Curiosity measured average methane concentrations of 0.41 parts per billion inside Gale crater, a 154-kilometer-wide depression near Mars’ equator. So it was a surprise when the European Space Agency’s Trace Gas Orbiter, part of the ExoMars mission which arrived at Mars in 2016 (SN: 10/18/16), flew over Gale crater and found no methane at all. There could still be minuscule methane concentrations below 0.05 parts per billion in the atmosphere that the Trace Gas Orbiter can’t smell, the satellite team reported in Nature April 10.
Even so, “it is hard to reconcile those” different findings, Moores says. If Mars is oozing enough methane that Curiosity would sense so much, there should be enough methane in the atmosphere for the orbiter to detect.

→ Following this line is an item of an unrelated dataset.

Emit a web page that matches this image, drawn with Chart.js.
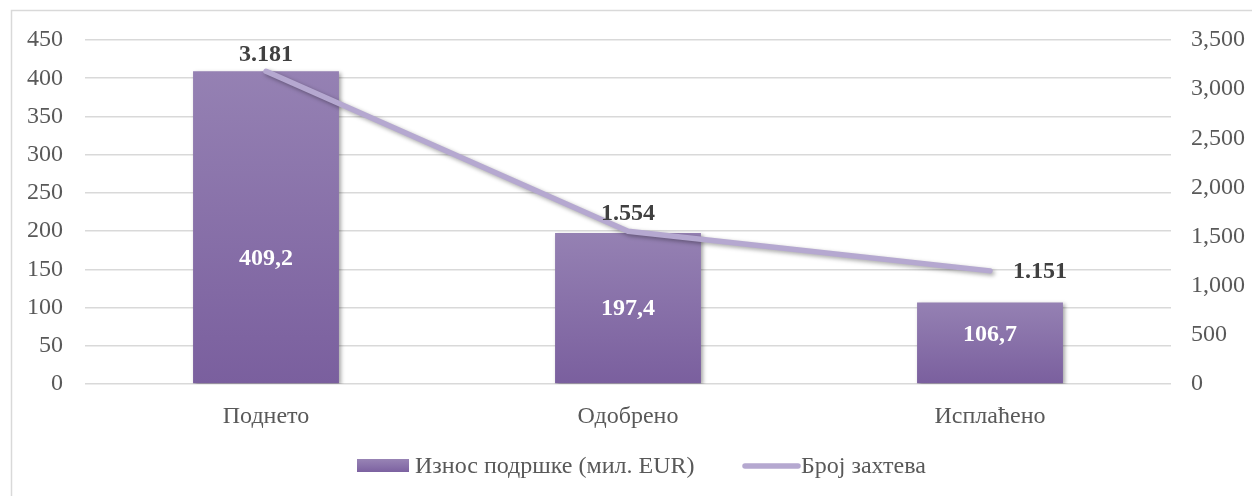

But Moores’ team noticed a coincidence: Curiosity took all its methane measurements at night, when the rover is standing still and charging its batteries. Night could also mark a time when gases mix differently in the Martian atmosphere than they do in the daytime, the team realized.
During the day, sunlight warms the air, creating currents and convection that mix different molecules together. So, methane in the daytime atmosphere can get mixed up and diluted. But overnight, the air calms and methane could build up near the surface, where Curiosity can sniff it. At sunrise, the methane would get diluted again.

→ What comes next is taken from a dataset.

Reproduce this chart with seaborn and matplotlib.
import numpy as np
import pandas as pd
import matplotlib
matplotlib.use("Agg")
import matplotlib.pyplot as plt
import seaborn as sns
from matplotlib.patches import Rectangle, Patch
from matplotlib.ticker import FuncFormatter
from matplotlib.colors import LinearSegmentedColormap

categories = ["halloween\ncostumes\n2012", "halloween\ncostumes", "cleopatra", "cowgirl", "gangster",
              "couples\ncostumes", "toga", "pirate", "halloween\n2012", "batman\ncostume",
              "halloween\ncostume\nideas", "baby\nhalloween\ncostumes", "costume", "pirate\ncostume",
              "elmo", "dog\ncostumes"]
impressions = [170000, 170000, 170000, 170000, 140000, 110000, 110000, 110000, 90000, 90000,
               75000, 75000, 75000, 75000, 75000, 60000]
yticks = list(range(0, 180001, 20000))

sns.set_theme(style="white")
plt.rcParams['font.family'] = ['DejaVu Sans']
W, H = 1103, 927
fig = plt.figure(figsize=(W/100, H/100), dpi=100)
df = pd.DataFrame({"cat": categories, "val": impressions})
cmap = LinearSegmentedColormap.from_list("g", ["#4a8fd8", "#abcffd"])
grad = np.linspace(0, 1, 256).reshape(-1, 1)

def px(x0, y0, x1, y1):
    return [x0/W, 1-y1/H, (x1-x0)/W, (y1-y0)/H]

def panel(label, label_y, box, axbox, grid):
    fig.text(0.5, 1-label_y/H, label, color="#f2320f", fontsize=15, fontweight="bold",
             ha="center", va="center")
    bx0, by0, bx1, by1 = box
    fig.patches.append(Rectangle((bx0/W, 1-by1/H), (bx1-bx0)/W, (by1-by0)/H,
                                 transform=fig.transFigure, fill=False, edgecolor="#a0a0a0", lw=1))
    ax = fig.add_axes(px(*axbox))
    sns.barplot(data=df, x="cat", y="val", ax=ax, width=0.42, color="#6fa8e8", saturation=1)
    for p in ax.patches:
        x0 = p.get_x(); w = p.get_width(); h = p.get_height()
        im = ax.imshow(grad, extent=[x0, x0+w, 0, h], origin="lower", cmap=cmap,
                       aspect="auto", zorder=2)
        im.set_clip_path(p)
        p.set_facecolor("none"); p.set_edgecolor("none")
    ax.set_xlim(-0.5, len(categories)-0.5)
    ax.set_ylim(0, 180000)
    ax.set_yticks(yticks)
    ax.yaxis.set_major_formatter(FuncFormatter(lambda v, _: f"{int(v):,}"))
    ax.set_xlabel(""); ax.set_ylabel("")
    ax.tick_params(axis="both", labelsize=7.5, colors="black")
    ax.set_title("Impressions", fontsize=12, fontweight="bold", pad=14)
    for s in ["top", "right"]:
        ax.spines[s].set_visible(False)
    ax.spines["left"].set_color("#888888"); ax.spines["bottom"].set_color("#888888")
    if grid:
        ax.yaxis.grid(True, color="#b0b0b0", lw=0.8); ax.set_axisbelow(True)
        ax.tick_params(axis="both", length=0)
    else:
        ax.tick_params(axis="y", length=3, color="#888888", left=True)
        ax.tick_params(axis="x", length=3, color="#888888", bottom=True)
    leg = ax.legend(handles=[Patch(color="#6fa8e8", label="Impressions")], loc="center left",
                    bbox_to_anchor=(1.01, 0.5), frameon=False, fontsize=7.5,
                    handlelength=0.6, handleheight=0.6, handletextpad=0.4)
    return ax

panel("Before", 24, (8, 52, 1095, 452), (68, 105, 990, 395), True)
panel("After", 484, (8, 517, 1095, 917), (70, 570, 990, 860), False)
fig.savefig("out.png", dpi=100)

The idea is plausible, and the argument in the paper is convincing, says planetary scientist Sébastien Viscardy of the Royal Belgian Institute for Space Aeronomy in Brussels, a member of the Trace Gas Orbiter team. But the theory doesn’t explain everything, he says.

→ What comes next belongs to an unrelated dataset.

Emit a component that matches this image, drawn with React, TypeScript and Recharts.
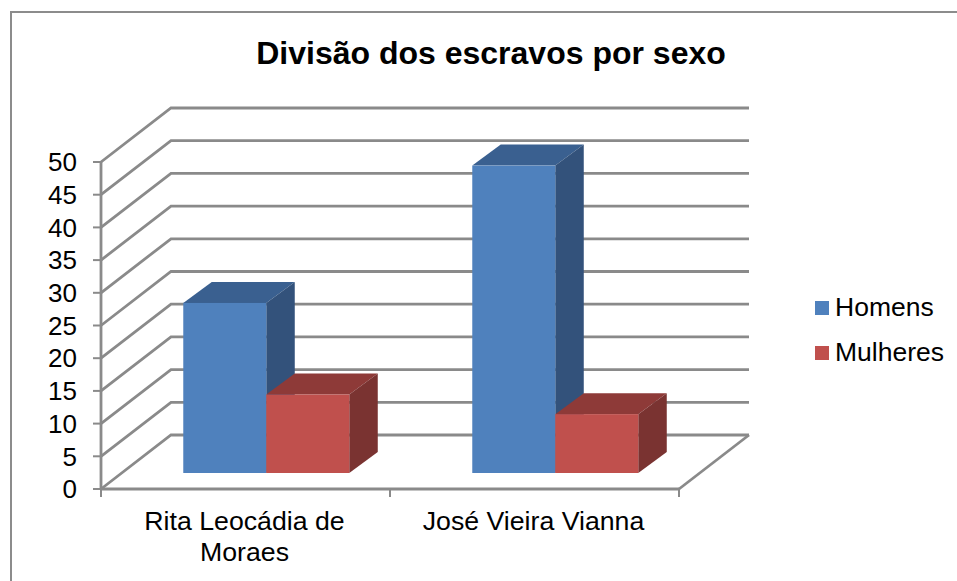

For one thing, Moores and colleagues calculated that, to be consistent with both measurements, only 27,000 square kilometers of Mars’ surface should emit methane at a constant rate. That’s an area equivalent to 1½ Gale craters.
And “it’s difficult to imagine that only Gale emits methane,” Moores says. “Either Gale is even more special than we imagine, or there’s something we’re missing in the chemistry of the atmosphere.”
The bigger problem, Viscardy says, is that the different nighttime methane concentrations detected don’t explain the periodic spikes in methane that Curiosity has also observed (SN: 4/28/15). Those spikes showed huge methane increases occurring at random intervals throughout Curiosity’s mission. The most recent spike, in June 2019, was the largest plume yet observed, with methane levels of about 20 parts per billion, about 50 times above the seasonal average. Within a few days, though, detected methane levels returned to normal.
So the daily change in atmospheric mixing “solves a very small problem, but not the global methane story,” Viscardy says.